## Start

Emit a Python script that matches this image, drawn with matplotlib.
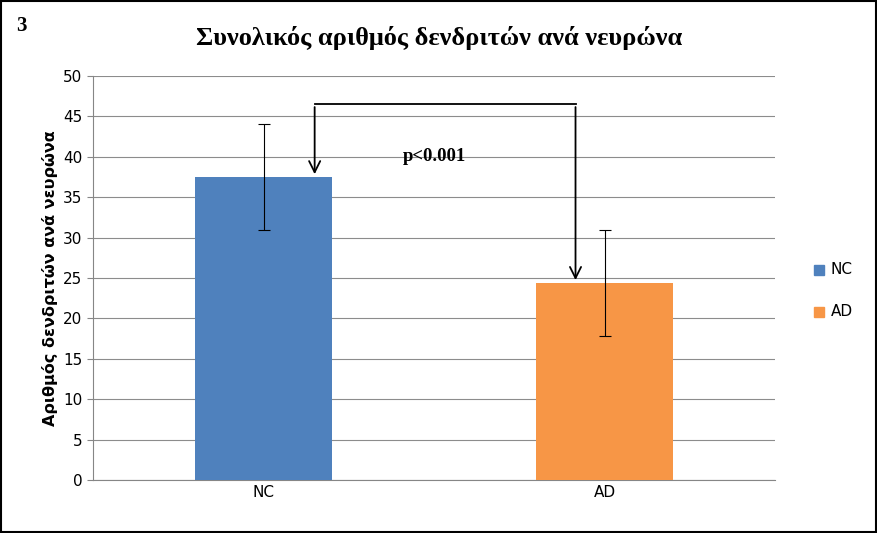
import matplotlib
matplotlib.use("Agg")
import matplotlib.pyplot as plt
from matplotlib.patches import Rectangle

categories = ["NC", "AD"]
values = [37.5, 24.4]
err_low = [31.0, 17.8]
err_high = [44.1, 31.0]
colors = ["#4f81bd", "#f79646"]
yticks = list(range(0, 51, 5))

fig = plt.figure(figsize=(8.78, 5.33), dpi=100)
ax = fig.add_axes([93/878, 1-480/533, 682/878, 404/533])
x = [0, 1]
ax.bar(x, values, width=0.4, color=colors, zorder=3)
yerr = [[v - l for v, l in zip(values, err_low)], [h - v for v, h in zip(values, err_high)]]
ax.errorbar(x, values, yerr=yerr, fmt="none", ecolor="black", elinewidth=0.8, capsize=4, capthick=0.8, zorder=4)
ax.set_xlim(-0.5, 1.5)
ax.set_ylim(0, 50)
ax.set_yticks(yticks)
ax.set_xticks(x)
ax.set_xticklabels(categories)
ax.yaxis.grid(True, color="#8c8c8c", linewidth=0.8, zorder=0)
for s in ["top", "right"]:
    ax.spines[s].set_visible(False)
ax.spines["left"].set_color("#868686")
ax.spines["bottom"].set_color("#868686")
ax.tick_params(axis="both", labelsize=11, colors="#868686", labelcolor="black", length=4)
ax.tick_params(axis="x", length=0)
ax.set_ylabel("Αριθμός δενδριτών ανά νευρώνα", fontsize=11.5, fontweight="bold")

# significance bracket
xl, xr = 0.15, 0.915
ytop = 46.5
ax.plot([xl, xr], [ytop, ytop], color="black", lw=1.3, zorder=5)
ax.annotate("", xy=(xl, values[0]), xytext=(xl, ytop),
            arrowprops=dict(arrowstyle="->", color="black", lw=1.3, mutation_scale=20), zorder=5)
ax.annotate("", xy=(xr, values[1]), xytext=(xr, ytop),
            arrowprops=dict(arrowstyle="->", color="black", lw=1.3, mutation_scale=20), zorder=5)
ax.text(0.5, 40, "p<0.001", fontsize=13.5, fontweight="bold", family="Liberation Serif", ha="center", va="center")

fig.text(0.5, 1-38/533, "Συνολικός αριθμός δενδριτών ανά νευρώνα", fontsize=19, fontweight="bold",
         family="Liberation Serif", ha="center", va="center")
fig.text(16/878, 1-26/533, "3", fontsize=15, fontweight="bold", family="Liberation Serif", ha="left", va="center")

for i, (c, col) in enumerate(zip(categories, colors)):
    yy = 1 - (270 + 42*i)/533
    fig.patches.append(Rectangle((814/878, yy-5/533), 10/878, 10/533, color=col, transform=fig.transFigure))
    fig.text(831/878, yy, c, fontsize=11, va="center", ha="left")

fig.patches.append(Rectangle((0.001, 0.001), 0.997, 0.997, fill=False, edgecolor="black", lw=1.5,
                             transform=fig.transFigure))
fig.savefig("out.png", dpi=100)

## End

GIVEN INSTRUCTION: Copy the listing over exactly, skipping the pictures it holds.

ANSWER TO THIS EXERCISE:
Emit a Python script that matches this image, drawn with matplotlib.
import matplotlib
matplotlib.use("Agg")
import matplotlib.pyplot as plt
from matplotlib.patches import Rectangle

categories = ["NC", "AD"]
values = [37.5, 24.4]
err_low = [31.0, 17.8]
err_high = [44.1, 31.0]
colors = ["#4f81bd", "#f79646"]
yticks = list(range(0, 51, 5))

fig = plt.figure(figsize=(8.78, 5.33), dpi=100)
ax = fig.add_axes([93/878, 1-480/533, 682/878, 404/533])
x = [0, 1]
ax.bar(x, values, width=0.4, color=colors, zorder=3)
yerr = [[v - l for v, l in zip(values, err_low)], [h - v for v, h in zip(values, err_high)]]
ax.errorbar(x, values, yerr=yerr, fmt="none", ecolor="black", elinewidth=0.8, capsize=4, capthick=0.8, zorder=4)
ax.set_xlim(-0.5, 1.5)
ax.set_ylim(0, 50)
ax.set_yticks(yticks)
ax.set_xticks(x)
ax.set_xticklabels(categories)
ax.yaxis.grid(True, color="#8c8c8c", linewidth=0.8, zorder=0)
for s in ["top", "right"]:
    ax.spines[s].set_visible(False)
ax.spines["left"].set_color("#868686")
ax.spines["bottom"].set_color("#868686")
ax.tick_params(axis="both", labelsize=11, colors="#868686", labelcolor="black", length=4)
ax.tick_params(axis="x", length=0)
ax.set_ylabel("Αριθμός δενδριτών ανά νευρώνα", fontsize=11.5, fontweight="bold")

# significance bracket
xl, xr = 0.15, 0.915
ytop = 46.5
ax.plot([xl, xr], [ytop, ytop], color="black", lw=1.3, zorder=5)
ax.annotate("", xy=(xl, values[0]), xytext=(xl, ytop),
            arrowprops=dict(arrowstyle="->", color="black", lw=1.3, mutation_scale=20), zorder=5)
ax.annotate("", xy=(xr, values[1]), xytext=(xr, ytop),
            arrowprops=dict(arrowstyle="->", color="black", lw=1.3, mutation_scale=20), zorder=5)
ax.text(0.5, 40, "p<0.001", fontsize=13.5, fontweight="bold", family="Liberation Serif", ha="center", va="center")

fig.text(0.5, 1-38/533, "Συνολικός αριθμός δενδριτών ανά νευρώνα", fontsize=19, fontweight="bold",
         family="Liberation Serif", ha="center", va="center")
fig.text(16/878, 1-26/533, "3", fontsize=15, fontweight="bold", family="Liberation Serif", ha="left", va="center")

for i, (c, col) in enumerate(zip(categories, colors)):
    yy = 1 - (270 + 42*i)/533
    fig.patches.append(Rectangle((814/878, yy-5/533), 10/878, 10/533, color=col, transform=fig.transFigure))
    fig.text(831/878, yy, c, fontsize=11, va="center", ha="left")

fig.patches.append(Rectangle((0.001, 0.001), 0.997, 0.997, fill=False, edgecolor="black", lw=1.5,
                             transform=fig.transFigure))
fig.savefig("out.png", dpi=100)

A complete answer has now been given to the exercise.